Yes I know it's called the hockey hall of fame but I only care about the recently retired NHL players. So from the list I deleted Soviet, women's players, and old time veterans category.
This is the list from the 13 induction classes.
Joe Mullen
Denis Savard
Mike Gartner
Dale Hawerchuk
Jari Kurri
Bernie Federko
Clark Gillies
Rod Langway
Grant Fuhr
Pat LaFontaine
Ray Bourque
Paul Coffey
Larry Murphy
Cam Neely
Patrick Roy
Mark Messier
Al MacInnis
Scott Stevens
Ron Francis
Glenn Anderson
Brett Hull
Brian Leetch
Luc Robitaille
Steve Yzerman
Dino Ciccarelli
Ed Belfour
Doug Gilmour
Mark Howe
Joe Nieuwendyk
Pavel Bure
Adam Oates
Joe Sakic
Mats Sundin
That's a fine list and certainly any hockey fan would have heard of all of these and recognize them all.
One thing I noticed is the size of the list. In 13 years there were 33 inducted. That's over 2.5 per year. So for any given decade the NHL believes there are over 4 full starting units of Hall worthy players. Which leads to the big question.
Is it the Hall of Fame or the Hall of Very Good?
This is a question baseball has also struggled with. "Who is a hall of famer?" Well in my previous post I showed that it can be approached systematically which would strip off a lot of the subjective bias and popular "feel good" inductees. By setting a "quota" of say 2 active retired a year then the overall integrity of the Hall can be preserved while ensuring that no major injustices occur about anyone being left out. The NHL has chosen the more inclusive path.

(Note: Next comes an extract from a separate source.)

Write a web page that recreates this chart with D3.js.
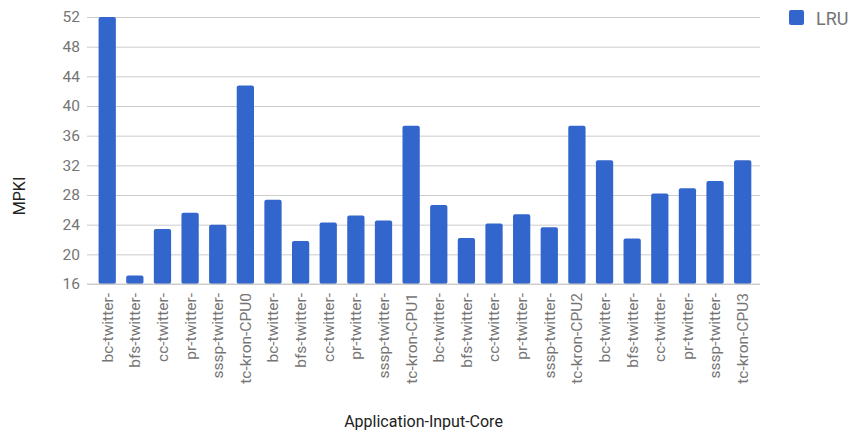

The current process is the selection is done by committee and face to face in a group meeting. This creates a couple of issues which could lead to an expansionist trend in Hall admission. One is the "slippery slope" type argument. It goes something like, If Joe Mullen is in, then Bernie Federko is in, then Ron Francis is in, then Glenn Anderson is in. While there's some value in comparables in setting a bar, it can set the lower bound too low if one time a single bubble player gets through.
Another possible issue would be horse trading. Suppose there were two hypothetical HOF voters in the 2000s. One likes Ron Francis but is against Glenn Anderson. Another is the opposite, for Anderson but against Francis. It would be pretty easy for a side conversation something like this to occur. "I'll vote for Francis this year if you will vote for Anderson next year. Deal."
Now with a quota both of these weaknesses go away, as the line is drawn somewhere and perhaps somewhat arbitrarily some will be on one side and some on the other. But it would force hall voters to make tough and probably unpopular decisions but it would probably be for the best for the HOF.
I'm pretty sure 2.5 per year is too high for hockey and the NHL would be better cutting back to a range of 2 - 2.25 inductees per year. From the list above I could cut 4-7 names without trying too hard and the Hall would be no worse off.